PROVIDED DATA
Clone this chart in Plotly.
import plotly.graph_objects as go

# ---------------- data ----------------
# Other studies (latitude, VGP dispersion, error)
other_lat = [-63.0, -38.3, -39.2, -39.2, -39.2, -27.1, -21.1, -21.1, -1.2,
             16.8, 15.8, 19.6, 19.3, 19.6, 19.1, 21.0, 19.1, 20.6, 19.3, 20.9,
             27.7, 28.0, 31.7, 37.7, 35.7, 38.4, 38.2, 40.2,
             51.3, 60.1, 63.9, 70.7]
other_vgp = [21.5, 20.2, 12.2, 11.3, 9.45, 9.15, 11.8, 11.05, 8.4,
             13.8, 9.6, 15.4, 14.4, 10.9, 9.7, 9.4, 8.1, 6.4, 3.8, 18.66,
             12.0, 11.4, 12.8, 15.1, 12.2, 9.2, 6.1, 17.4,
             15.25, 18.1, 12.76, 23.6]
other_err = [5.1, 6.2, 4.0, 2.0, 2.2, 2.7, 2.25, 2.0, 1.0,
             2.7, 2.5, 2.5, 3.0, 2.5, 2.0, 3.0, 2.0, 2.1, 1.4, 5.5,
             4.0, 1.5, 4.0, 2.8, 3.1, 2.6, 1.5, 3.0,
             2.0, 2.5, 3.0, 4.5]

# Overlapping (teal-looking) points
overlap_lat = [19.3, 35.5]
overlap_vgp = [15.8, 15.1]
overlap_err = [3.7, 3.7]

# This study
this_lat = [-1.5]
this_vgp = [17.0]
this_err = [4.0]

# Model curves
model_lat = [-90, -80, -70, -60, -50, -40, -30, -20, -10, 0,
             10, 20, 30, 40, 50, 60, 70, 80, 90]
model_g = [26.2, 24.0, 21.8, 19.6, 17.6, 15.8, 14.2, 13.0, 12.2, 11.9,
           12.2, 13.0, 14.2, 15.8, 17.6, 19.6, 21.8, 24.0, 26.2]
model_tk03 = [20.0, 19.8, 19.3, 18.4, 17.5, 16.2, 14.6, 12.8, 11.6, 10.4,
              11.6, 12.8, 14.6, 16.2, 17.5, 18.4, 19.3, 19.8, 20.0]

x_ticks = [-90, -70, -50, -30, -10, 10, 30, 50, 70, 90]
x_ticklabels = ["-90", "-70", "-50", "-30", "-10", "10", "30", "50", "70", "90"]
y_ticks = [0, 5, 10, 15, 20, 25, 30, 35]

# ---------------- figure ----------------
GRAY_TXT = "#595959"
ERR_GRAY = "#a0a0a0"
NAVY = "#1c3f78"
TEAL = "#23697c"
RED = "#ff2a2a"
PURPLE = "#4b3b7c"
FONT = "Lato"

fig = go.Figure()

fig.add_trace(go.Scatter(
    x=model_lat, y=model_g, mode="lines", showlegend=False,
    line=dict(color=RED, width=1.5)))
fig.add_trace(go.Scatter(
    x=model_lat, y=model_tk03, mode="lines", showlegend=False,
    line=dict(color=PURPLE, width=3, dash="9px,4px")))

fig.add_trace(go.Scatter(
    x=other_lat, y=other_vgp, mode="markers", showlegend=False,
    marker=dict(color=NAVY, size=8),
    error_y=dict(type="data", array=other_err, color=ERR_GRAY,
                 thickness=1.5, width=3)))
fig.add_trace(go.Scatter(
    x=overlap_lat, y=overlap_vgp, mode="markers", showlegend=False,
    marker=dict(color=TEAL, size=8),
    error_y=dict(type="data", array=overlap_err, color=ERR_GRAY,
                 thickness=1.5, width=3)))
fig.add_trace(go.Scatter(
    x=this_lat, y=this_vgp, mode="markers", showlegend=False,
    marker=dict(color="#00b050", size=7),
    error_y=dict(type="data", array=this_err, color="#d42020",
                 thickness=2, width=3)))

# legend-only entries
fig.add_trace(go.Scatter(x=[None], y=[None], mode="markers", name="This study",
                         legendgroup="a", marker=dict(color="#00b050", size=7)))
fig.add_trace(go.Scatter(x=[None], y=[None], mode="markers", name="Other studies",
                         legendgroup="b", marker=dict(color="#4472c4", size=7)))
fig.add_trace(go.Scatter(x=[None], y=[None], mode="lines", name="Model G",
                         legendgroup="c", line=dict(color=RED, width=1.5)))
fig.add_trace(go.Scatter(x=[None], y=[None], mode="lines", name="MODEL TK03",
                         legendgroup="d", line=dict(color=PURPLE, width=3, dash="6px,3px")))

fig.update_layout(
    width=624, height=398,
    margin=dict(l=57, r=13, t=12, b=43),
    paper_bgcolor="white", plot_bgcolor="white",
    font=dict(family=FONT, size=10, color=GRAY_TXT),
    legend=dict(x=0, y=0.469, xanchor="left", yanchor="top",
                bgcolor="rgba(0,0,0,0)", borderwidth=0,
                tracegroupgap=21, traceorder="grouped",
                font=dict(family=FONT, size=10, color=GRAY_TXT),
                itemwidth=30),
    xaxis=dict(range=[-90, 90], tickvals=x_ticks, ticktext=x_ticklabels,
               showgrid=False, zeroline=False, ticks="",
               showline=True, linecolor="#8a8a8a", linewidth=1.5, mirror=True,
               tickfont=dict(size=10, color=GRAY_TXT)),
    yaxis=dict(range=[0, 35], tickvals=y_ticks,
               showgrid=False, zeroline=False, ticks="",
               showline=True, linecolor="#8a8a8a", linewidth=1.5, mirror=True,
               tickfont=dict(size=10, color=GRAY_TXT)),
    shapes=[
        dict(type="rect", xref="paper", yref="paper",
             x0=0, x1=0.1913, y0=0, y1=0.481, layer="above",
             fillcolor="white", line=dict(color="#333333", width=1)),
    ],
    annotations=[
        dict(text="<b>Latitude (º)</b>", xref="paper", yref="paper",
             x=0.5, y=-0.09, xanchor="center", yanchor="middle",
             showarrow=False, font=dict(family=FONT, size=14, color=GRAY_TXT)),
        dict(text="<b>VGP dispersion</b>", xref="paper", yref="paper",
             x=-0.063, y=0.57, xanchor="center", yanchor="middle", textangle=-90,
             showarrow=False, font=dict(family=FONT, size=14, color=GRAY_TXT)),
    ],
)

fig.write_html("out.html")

WRITTEN EXERCISE
Your task is to quote the lines above, beginning with the first and ending with the one that holds "import plotly.graph_objects as go".

ANSWER TO THIS TASK
Clone this chart in Plotly.
import plotly.graph_objects as go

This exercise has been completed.